STATED GOAL:
Reproduce from the records below, with no pictures, exactly the lines between the one containing "Clone this chart" and the one containing "са линијом просека.", inclusive.

PROVIDED ENTRIES:

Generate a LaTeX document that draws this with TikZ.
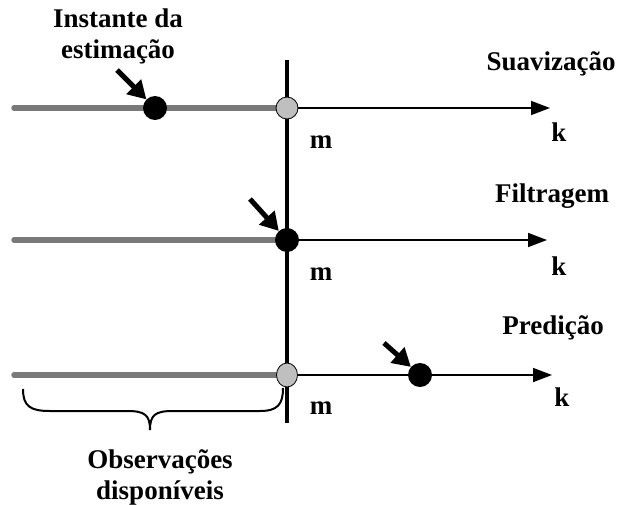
\documentclass[tikz,border=0pt]{standalone}
\usepackage{fontspec}
\setmainfont{Liberation Serif}
\usetikzlibrary{arrows.meta,shapes.geometric}
\begin{document}
\begin{tikzpicture}[x=1pt,y=-1pt,
  lbl/.style={font=\fontsize{27}{31}\selectfont\bfseries, align=center, inner sep=0pt},
  past/.style={draw=gray!95!black, line width=5.5pt, line cap=round},
  axis/.style={line width=1.6pt, -{Triangle[length=19pt,width=14pt]}},
  blackdot/.style={circle, fill=black, minimum size=24pt, inner sep=0pt},
  graydot/.style={circle, fill=gray!50, draw=black, line width=0.8pt, minimum size=22pt, inner sep=0pt},
  pointer/.style={line width=5pt, -{Triangle[length=18pt,width=20pt]}, shorten >=0pt}]
\useasboundingbox (0,0) rectangle (619,504);
% vertical line
\coordinate (vtop) at (287,60);
\coordinate (vbot) at (287,423);
\draw[line width=3.5pt] (vtop) -- (vbot);
% row 1
\coordinate (s1) at (14,108);
\coordinate (e1) at (550,108);
\draw[past] (s1) -- (287,108);
\draw[axis] (287,108) -- (e1);
\node[graydot] (g1) at (287,108) {};
\node[blackdot] (d1) at (155,108) {};
\coordinate (p1) at (117,70);
\draw[pointer] (p1) -- (d1);
\node[lbl] (inst) at (118,36) {Instante da\\estimação};
\node[lbl] (suav) at (551,64) {Suavização};
\node[lbl] (m1) at (321,142) {m};
\node[lbl] (k1) at (559,132) {k};
% row 2
\coordinate (s2) at (14,240);
\coordinate (e2) at (547,240);
\draw[past] (s2) -- (287,240);
\draw[axis] (287,240) -- (e2);
\node[blackdot] (d2) at (287,240) {};
\coordinate (p2) at (250,199);
\draw[pointer] (p2) -- (d2);
\node[lbl] (filt) at (552,196) {Filtragem};
\node[lbl] (m2) at (321,274) {m};
\node[lbl] (k2) at (559,266) {k};
% row 3
\coordinate (s3) at (14,375);
\coordinate (e3) at (552,375);
\draw[past] (s3) -- (287,375);
\draw[axis] (287,375) -- (e3);
\node[graydot, ellipse, minimum width=21pt, minimum height=24pt] (g3) at (287,375) {};
\node[blackdot] (d3) at (420,375) {};
\coordinate (p3) at (384,343);
\draw[pointer] (p3) -- (d3);
\node[lbl] (pred) at (553,328) {Predição};
\node[lbl] (m3) at (321,408) {m};
\node[lbl] (k3) at (562,397) {k};
% brace
\draw[line width=2pt] (23,389) .. controls (23,406) and (30,411) .. (50,411) -- (127,411)
  .. controls (145,411) and (150,415) .. (150,430)
  .. controls (150,415) and (155,411) .. (173,411) -- (260,411)
  .. controls (278,411) and (283,404) .. (283,388);
\node[lbl] (obs) at (160,477) {Observações\\disponíveis};
\end{tikzpicture}
\end{document}
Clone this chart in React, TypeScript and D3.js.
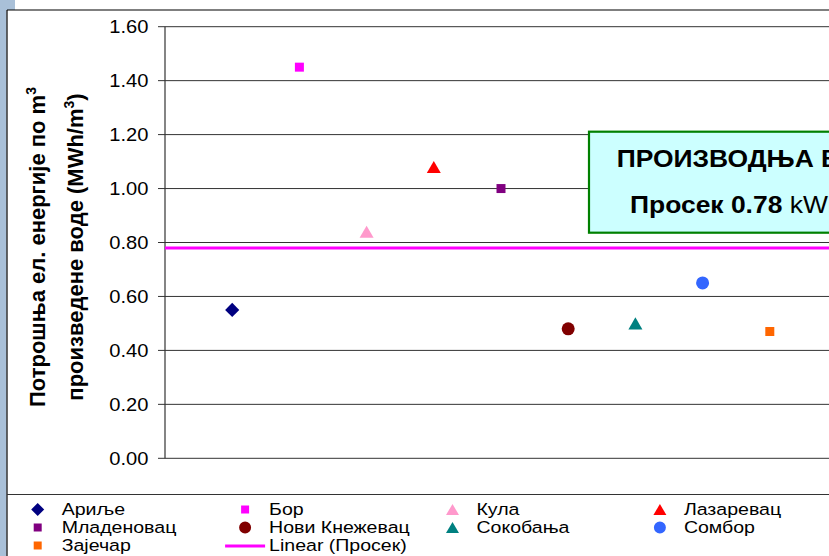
import { useMemo } from 'react'
import { format, scaleLinear, symbol, symbolCircle, symbolSquare, symbolTriangle } from 'd3'

// Потрошња ел. енергије по m³ произведене воде, по погонима, са линијом просека.

const CITIES = ['Ариље', 'Бор', 'Кула', 'Лазаревац', 'Младеновац', 'Нови Кнежевац', 'Сокобања', 'Сомбор', 'Зајечар']
const CONSUMPTION = [0.55, 1.45, 0.84, 1.08, 1.0, 0.48, 0.5, 0.65, 0.47]
const AVERAGE = 0.78
const Y_TICKS = [0, 0.2, 0.4, 0.6, 0.8, 1.0, 1.2, 1.4, 1.6]
const AVERAGE_LABEL = 'Linear (Просек)'

type Shape = 'diamond' | 'square' | 'triangle' | 'circle'
const SHAPES: Shape[] = ['diamond', 'square', 'triangle', 'triangle', 'square', 'circle', 'triangle', 'circle', 'square']
const COLORS = ['#000080', '#FF00FF', '#FF99CC', '#FF0000', '#800080', '#800000', '#008080', '#3366FF', '#FF6600']

const W = 829
const H = 556
const SX = 1.15 // the exported picture is a bit wider than tall
const FONT = '"Liberation Sans", Arial, sans-serif'
const PLOT = { left: 165, right: 837, top: 26.7, bottom: 458.3 }
const LEGEND = { top: 494.5, x0: 37.7, colW: 207.4, row0: 515, rowH: 18, textGap: 24 }

function markerPath(shape: Shape, big: boolean) {
  if (shape === 'diamond') return symbol(symbolSquare, big ? 100 : 85)()
  if (shape === 'square') return symbol(symbolSquare, big ? 81 : 64)()
  if (shape === 'circle') return symbol(symbolCircle, big ? 133 : 113)()
  return symbol(symbolTriangle, big ? 85 : 73)()
}

function triShift(big: boolean) {
  // d3 centres the triangle on its centroid, Excel on the bounding box
  return Math.sqrt((big ? 85 : 73) / (Math.sqrt(3) * 3)) / 2
}

function Marker({ shape, fill, x, y, big }: { shape: Shape; fill: string; x: number; y: number; big: boolean }) {
  const dy = shape === 'triangle' ? triShift(big) : 0
  const rot = shape === 'diamond' ? ' rotate(45)' : ''
  return <path d={markerPath(shape, big) ?? ''} fill={fill} transform={`translate(${x}, ${y + dy})${rot}`} />
}

function SText({ x, y, size, anchor = 'start', weight = 'normal', children }: any) {
  return (
    <text
      transform={`translate(${x}, ${y}) scale(${SX}, 1)`}
      fontSize={size}
      fontWeight={weight}
      textAnchor={anchor}
      fontFamily={FONT}
      fill="#000"
    >
      {children}
    </text>
  )
}

function AxisTitleLine({ x, y, children }: any) {
  return (
    <text
      transform={`translate(${x}, ${y}) rotate(-90)`}
      fontSize={22}
      fontWeight="bold"
      textAnchor="middle"
      fontFamily={FONT}
      fill="#000"
    >
      {children}
    </text>
  )
}

export default function App() {
  const xScale = useMemo(() => scaleLinear().domain([0, 10]).range([PLOT.left, PLOT.right]), [])
  const yScale = useMemo(() => scaleLinear().domain([0, 1.6]).range([PLOT.bottom, PLOT.top]), [])
  const fmt = format('.2f')

  const legendItems = [
    ...CITIES.map((c, i) => ({ label: c, shape: SHAPES[i] as Shape | 'line', color: COLORS[i] })),
    { label: AVERAGE_LABEL, shape: 'line' as const, color: '#FF00FF' },
  ]

  return (
    <svg width={W} height={H} viewBox={`0 0 ${W} ${H}`} style={{ position: 'absolute', left: 0, top: 0, background: '#fff' }}>
      {/* slide background peeking out at the left */}
      <rect x={0} y={0} width={15} height={10} fill="#a9c0d8" />
      <rect x={0} y={0} width={6.5} height={H} fill="#a9c0d8" />
      <line x1={7} y1={10} x2={W} y2={10} stroke="#000" strokeWidth={1.2} />
      <line x1={7} y1={10} x2={7} y2={H} stroke="#000" strokeWidth={1.2} />

      {/* gridlines + ticks */}
      {Y_TICKS.map((t) => {
        const y = yScale(t)
        return (
          <g key={t}>
            <line x1={158} y1={y} x2={PLOT.right} y2={y} stroke="#333" strokeWidth={1} />
            <SText x={148.5} y={y + 6.3} size={17.5} anchor="end">
              {fmt(t)}
            </SText>
          </g>
        )
      })}
      <line x1={PLOT.left} y1={PLOT.top} x2={PLOT.left} y2={PLOT.bottom} stroke="#333" strokeWidth={1.2} />

      {/* y axis title */}
      <AxisTitleLine x={45} y={247}>
        Потрошња ел. енергије по m<tspan dy={-9} fontSize={14}>3</tspan>
      </AxisTitleLine>
      <AxisTitleLine x={83} y={247}>
        произведене воде (MWh/m<tspan dy={-9} fontSize={14}>3</tspan>
        <tspan dy={9}>)</tspan>
      </AxisTitleLine>

      {/* average line */}
      <line x1={PLOT.left} y1={yScale(AVERAGE)} x2={PLOT.right} y2={yScale(AVERAGE)} stroke="#FF00FF" strokeWidth={3} />

      {/* points */}
      {CONSUMPTION.map((v, i) => (
        <Marker key={CITIES[i]} shape={SHAPES[i]} fill={COLORS[i]} x={xScale(i + 1)} y={yScale(v)} big />
      ))}

      {/* annotation box */}
      <rect x={589} y={131.7} width={300} height={101} fill="#CCFFFF" stroke="#008000" strokeWidth={2.2} />
      <SText x={616.7} y={166.7} size={23} weight="bold">
        ПРОИЗВОДЊА ВОДЕ
      </SText>
      <SText x={630} y={213.3} size={23} weight="bold">
        Просек 0.78<tspan fontWeight="normal"> kWh/m</tspan>
      </SText>

      {/* legend */}
      <line x1={7} y1={LEGEND.top} x2={W} y2={LEGEND.top} stroke="#333" strokeWidth={1.2} />
      {legendItems.map((d, i) => {
        const col = i % 4
        const row = Math.floor(i / 4)
        const mx = LEGEND.x0 + col * LEGEND.colW
        const by = LEGEND.row0 + row * LEGEND.rowH
        return (
          <g key={d.label}>
            {d.shape === 'line' ? (
              <line x1={mx - 20} y1={by - 5} x2={mx + 20} y2={by - 5} stroke={d.color} strokeWidth={3} />
            ) : (
              <Marker shape={d.shape} fill={d.color} x={mx} y={by - 5.5} big={false} />
            )}
            <SText x={mx + LEGEND.textGap} y={by} size={17}>
              {d.label}
            </SText>
          </g>
        )
      })}
    </svg>
  )
}
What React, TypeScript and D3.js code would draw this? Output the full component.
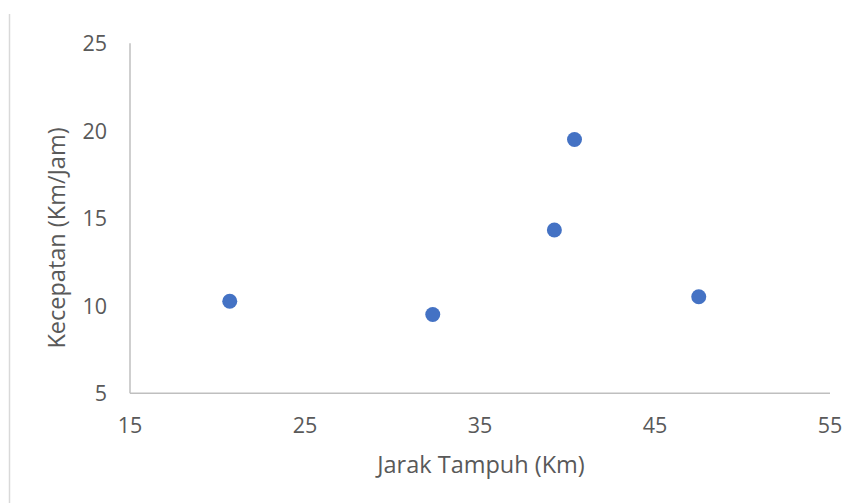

THE COMPLETED TASK:
Clone this chart in React, TypeScript and D3.js.
import { useMemo } from 'react'
import { format, scaleLinear, symbol, symbolCircle, symbolSquare, symbolTriangle } from 'd3'

// Потрошња ел. енергије по m³ произведене воде, по погонима, са линијом просека.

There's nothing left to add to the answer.